When same-sex marriage was established here in 2003, the first place to approve it outside of Belgium or the Netherlands, all legal forms of discrimination against gays were eliminated and the need for a gay liberation struggle ended. It was a wonderful but strange new landscape. In my heart I was happy to retire into this new reality.

But the full intensity of my former anger returned this morning. It is more clear than ever in my mind how fundamentally wrong it is to allow the majority to vote on whether a minority should be allowed to share the same rights they enjoy. It is like having an open and binding vote for Germans and Danes as to whether Germany should annex Denmark. Just because Germans out-number Danes 10 to 1 doesn't make that a legitimate democratic vote. That is not democracy; it is tyranny by majority. Each time an initiative is brought forward to a general vote it reaffirms the right for straights to deny us our rights if they want to. Each time we give our power away whether we win or not.

I am not sure what we should replace it with, at least not yet--certainly not violence or any other confrontational method that would further justify their tyranny. But last night's vote underscored the fact that in spite of expectations for Obama, there has been no enlightenment happening south of the border. No awakening yet, no revolution of change. The votes shifted slightly from 50-50 to 51-49 in the climate of a bad economy brought on by greed and mismanagement from 8 years of Bush-dumb, in spite of his heinous crimes committed against American democracy, just enough to cause a few close-vote states to land on the Democrat side of the fence and give the illusion of a landslide. In spite of only a 28% approval rating for Bush, the actual vote shift was less than 2%!

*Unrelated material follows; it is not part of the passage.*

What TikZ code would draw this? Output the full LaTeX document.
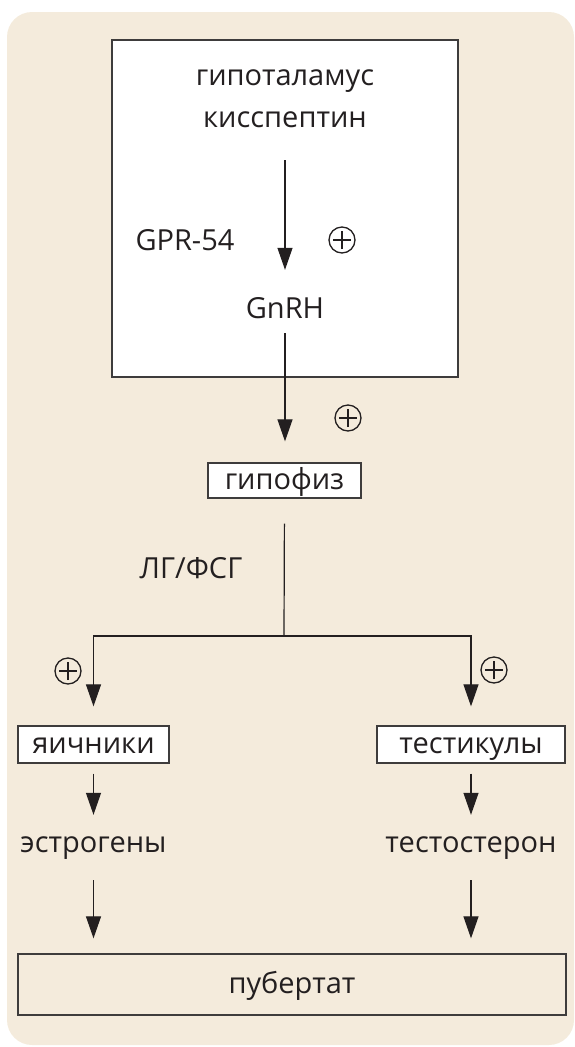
\documentclass[tikz,border=0pt]{standalone}
\usepackage{fontspec}
\setmainfont{Open Sans}
\usetikzlibrary{arrows.meta}
\definecolor{panel}{RGB}{244,235,220}
\definecolor{ink}{RGB}{35,31,32}
\definecolor{frame}{RGB}{62,60,60}
\tikzset{
  txt/.style={font=\fontsize{29}{35}\selectfont, text=ink, inner sep=0pt,
              text height=23pt, text depth=6pt},
  organ/.style={txt, draw=frame, line width=1.3pt, fill=white},
  link/.style={draw=ink, line width=1.2pt},
  arr/.style={link, -{Triangle[length=22pt,width=15pt]}},
  plusmark/.style={circle, draw=ink, line width=1.3pt, minimum size=26pt,
                   inner sep=0pt,
                   path picture={\draw[ink, line width=1.3pt]
                     ([xshift=-9pt]path picture bounding box.center) --
                     ([xshift=9pt]path picture bounding box.center)
                     ([yshift=-9pt]path picture bounding box.center) --
                     ([yshift=9pt]path picture bounding box.center);}}
}
\begin{document}
\begin{tikzpicture}[x=1pt,y=-1pt]
\useasboundingbox (0,0) rectangle (574,1047);
% panel
\fill[panel, rounded corners=25pt] (7,12) rectangle (574,1045);

% hypothalamus frame
\node[draw=frame, line width=1.4pt, fill=white, minimum width=346pt,
      minimum height=337pt, inner sep=0pt] (hypo) at (285,208.5) {};
\node[txt, anchor=base] (hyp) at (285,85) {гипоталамус};
\node[txt, anchor=base] (kiss) at (285,127) {кисспептин};
\node[txt, anchor=base] (gpr) at (185,250) {GPR-54};
\node[txt, anchor=base] (gnrh) at (285,318) {GnRH};
\node[plusmark] (p1) at (342,240) {};

% pituitary
\node[organ, minimum width=153pt, minimum height=35pt] (pit) at (284.5,480.5) {гипофиз};
\node[plusmark] (p2) at (348,418) {};
\node[txt, anchor=base] (lh) at (191,578) {ЛГ/ФСГ};
\coordinate (split) at (284,636);

% gonads
\node[organ, minimum width=151pt, minimum height=37pt] (ov) at (93.5,744.5) {яичники};
\node[organ, minimum width=188pt, minimum height=37pt] (tes) at (471,744.5) {тестикулы};
\node[plusmark] (p3) at (68,671) {};
\node[plusmark] (p4) at (494,670) {};

% hormones
\node[txt, anchor=base] (estr) at (93.5,852) {эстрогены};
\node[txt, anchor=base] (test) at (471,852) {тестостерон};

% puberty (outlined only)
\node[txt, draw=frame, line width=1.3pt, minimum width=548pt, minimum height=61pt] (pub) at (292,984.5) {пубертат};

% connectors
\draw[arr, shorten <=27pt, shorten >=25pt] (kiss.south) -- (gnrh.north);
\draw[arr, shorten <=9pt, shorten >=21pt] (gnrh.south) -- (gnrh.south |- pit.north);
\draw[link, shorten <=25pt] (pit.south) -- (split);
\draw[arr, shorten >=19pt] (split) -| (ov.north);
\draw[arr, shorten >=19pt] (split) -| (tes.north);
\draw[arr, shorten <=10pt, shorten >=14pt] (ov.south) -- (estr.north);
\draw[arr, shorten <=10pt, shorten >=14pt] (tes.south) -- (test.north);
\draw[arr, shorten <=22pt, shorten >=15pt] (estr.south) -- (estr.south |- pub.north);
\draw[arr, shorten <=22pt, shorten >=15pt] (test.south) -- (test.south |- pub.north);
\end{tikzpicture}
\end{document}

There must be constitutional protections for all minorities in a healthy democracy so that right-wing patriots and frothing fundamentalists cannot strip bare the dignity of their human rights. Mahatma Gandhi once said that while all past civilizations were once measured by their wealth and the size of their empires, all future civilizations will be measured by how they treated their minorities.

1 comment:

Awen said...

I was downright disgusted when I heard that even CA had approved the homophobic proposition, not to mention AZ and FL, but on the average things are actually improving: next week another united state will have gay marriage (CT), and Obama mentioning that "gay and straight" came together to vote for change actually meant to say: "gays are citizens, gays vote, the vote of gays mattered". I know for countries like Spain or Canada that's just too little, but it shows that whether it comes suddenly or if it takes generations, dignity and equality are on their way.

Let's hang in there. The fight in CA isn't over yet. But in any case, if I was in the USA, I'd move to MA or CT, because I refuse to give my money in taxes to support a homophobic society. That's mostly why I left my native land.